December 27, 2011

Red Dead Redemption


While open-world games are usually poison for backlogging purposes, I've found that a game that doesn't require you to do anything but the main campaign to progress can be pretty fun if you just breeze from one mission to the next, not stopping to smell the roses. It's what I did with L.A. Noire, and it's what I just did now with Red Dead Redemption. This was not a hard game, and thus the lengthy 57 mission campaign managed to be completed in just a few days. As expected, it's basically Grand Theft Auto meets the Old West. Grizzled ex-con John Marston is seeking his 'redemption' in the eyes of the government- they have taken his family, and Marston needs to turn in or kill several key members of a gang he used to run with to set them free.

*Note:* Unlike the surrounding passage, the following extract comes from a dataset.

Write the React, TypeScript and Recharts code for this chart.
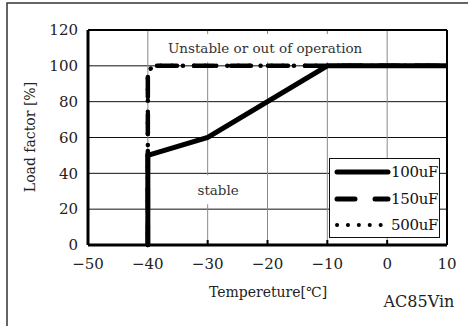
import React from 'react';
import {
  LineChart,
  Line,
  XAxis,
  YAxis,
  CartesianGrid,
  ReferenceArea,
  ReferenceLine,
} from 'recharts';

// Temperature derating curves (load factor vs ambient temperature)
const temp100 = [-40, -40, -30, -10, 10];
const load100 = [0, 50, 60, 100, 100];
const temp150 = [-40, -40, -39, 10];
const load150 = [0, 97, 100, 100];
const temp500 = [-40, -40, -39, 10];
const load500 = [0, 97, 100, 100];

const xTicks = [-50, -40, -30, -20, -10, 0, 10];
const yTicks = [0, 20, 40, 60, 80, 100, 120];

const seriesNames = ['100uF', '150uF', '500uF'];

const toPoints = (xs: number[], ys: number[]) => xs.map((t, i) => ({ t, v: ys[i] }));

const data100 = toPoints(temp100, load100);
const data150 = toPoints(temp150, load150);
const data500 = toPoints(temp500, load500);

const FONT = '"DejaVu Serif", serif';

const fmt = (n: number) => (n < 0 ? '\u2212' + Math.abs(n) : String(n));

const LegendBox = () => (
  <div
    style={{
      position: 'absolute',
      left: 329,
      top: 158,
      width: 111,
      height: 80,
      border: '1.5px solid #111',
      background: '#fff',
      boxSizing: 'border-box',
      fontFamily: FONT,
      fontSize: 15,
      color: '#111',
      paddingTop: 0,
    }}
  >
    {seriesNames.map((name, i) => (
      <div key={name} style={{ display: 'flex', alignItems: 'center', height: 26.5 }}>
        <svg width={58} height={10} style={{ marginLeft: 4 }}>
          {i === 0 && <line x1={3} y1={5} x2={54} y2={5} stroke="#000" strokeWidth={5} strokeLinecap="round" />}
          {i === 1 && (
            <line x1={3} y1={5} x2={54} y2={5} stroke="#000" strokeWidth={5} strokeLinecap="round" strokeDasharray="18 20" />
          )}
          {i === 2 && (
            <line x1={3} y1={5} x2={54} y2={5} stroke="#000" strokeWidth={4} strokeLinecap="round" strokeDasharray="0.1 10.8" />
          )}
        </svg>
        <span style={{ marginLeft: -1, letterSpacing: -0.3 }}>{name}</span>
      </div>
    ))}
  </div>
);

export default function App() {
  return (
    <div style={{ position: 'absolute', left: 0, top: 0, width: 468, height: 326, background: '#fff' }}>
      <svg width={468} height={326} style={{ position: 'absolute', left: 0, top: 0 }}>
        <rect x={7} y={3} width={470} height={330} fill="#fff" stroke="#333" strokeWidth={1.5} />
        <text x={30} y={137} transform="rotate(-90 30 137)" textAnchor="middle" dominantBaseline="central"
          fontFamily={FONT} fontSize={14} fill="#222">Load factor [%]</text>
        <text x={268} y={292} textAnchor="middle" dominantBaseline="central"
          fontFamily={FONT} fontSize={14} fill="#222">Tempereture[℃]</text>
        <text x={419} y={301} textAnchor="middle" dominantBaseline="central"
          fontFamily={FONT} fontSize={16} fill="#222">AC85Vin</text>
      </svg>
      <LineChart
        width={468}
        height={326}
        margin={{ top: 30, right: 21, bottom: 51, left: 28 }}
        style={{ position: 'absolute', left: 0, top: 0 }}
      >
        <CartesianGrid vertical={false} stroke="#111" strokeWidth={1} />
        <CartesianGrid horizontal={false} stroke="#8a8a8a" strokeWidth={1} />
        <XAxis
          dataKey="t"
          type="number"
          domain={[-50, 10]}
          ticks={xTicks}
          tickFormatter={fmt}
          allowDuplicatedCategory={false}
          axisLine={{ stroke: '#000', strokeWidth: 3 }}
          tickLine={{ stroke: '#000', strokeWidth: 2 }}
          tickSize={-5}
          tickMargin={18}
          height={30}
          tick={{ fontFamily: FONT, fontSize: 15, fill: '#222' }}
        />
        <YAxis
          dataKey="v"
          type="number"
          domain={[0, 120]}
          ticks={yTicks}
          axisLine={{ stroke: '#000', strokeWidth: 3 }}
          tickLine={false}
          tickSize={0}
          tickMargin={10}
          width={60}
          tick={{ fontFamily: FONT, fontSize: 15, fill: '#222' }}
        />
        <ReferenceLine y={120} stroke="#000" strokeWidth={2} />
        <ReferenceLine x={10} stroke="#000" strokeWidth={2} />
        <ReferenceArea
          x1={-38}
          x2={-2.8}
          y1={102}
          y2={117.8}
          fill="#fff"
          fillOpacity={1}
          stroke="none"
          label={{ value: 'Unstable or out of operation', position: 'center', fontFamily: FONT, fontSize: 13.5, fill: '#333' }}
        />
        <ReferenceArea
          x1={-32.5}
          x2={-24}
          y1={22.7}
          y2={39}
          fill="#fff"
          fillOpacity={1}
          stroke="none"
          label={{ value: 'stable', position: 'center', fontFamily: FONT, fontSize: 13.5, fill: '#333' }}
        />
        <Line
          data={data500}
          dataKey="v"
          name={seriesNames[2]}
          type="linear"
          stroke="#000"
          strokeWidth={4.5}
          strokeLinecap="round"
          strokeDasharray="0.1 11"
          dot={false}
          isAnimationActive={false}
        />
        <Line
          data={data150}
          dataKey="v"
          name={seriesNames[1]}
          type="linear"
          stroke="#000"
          strokeWidth={4.5}
          strokeLinecap="round"
          strokeDasharray="20 17"
          dot={false}
          isAnimationActive={false}
        />
        <Line
          data={data100}
          dataKey="v"
          name={seriesNames[0]}
          type="linear"
          stroke="#000"
          strokeWidth={5}
          dot={false}
          isAnimationActive={false}
        />
      </LineChart>
      <LegendBox />
    </div>
  );
}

This sets up a series of Western-stylized missions- duels, shootouts, train robberies, stuff like that. What I found most interesting about the game was the lengthy 'epilogue' of sorts. After Marston spends the whole game talking about how he plans to "leave this life behind" when the government gives him his family back... he does. And you play through it. The game gets a little less rated M and a little more Harvest Moon as Marston stops with all the gunfights and goes back to missions herding cattle and teaching his boy how to hunt. That kind of stuff at the start of a game feels like needless padding, but at the end it set an interesting tone- could John Marston really completely give up his old life to become a basic rancher? Play the game to find out, or read Trev's post if you're lazy.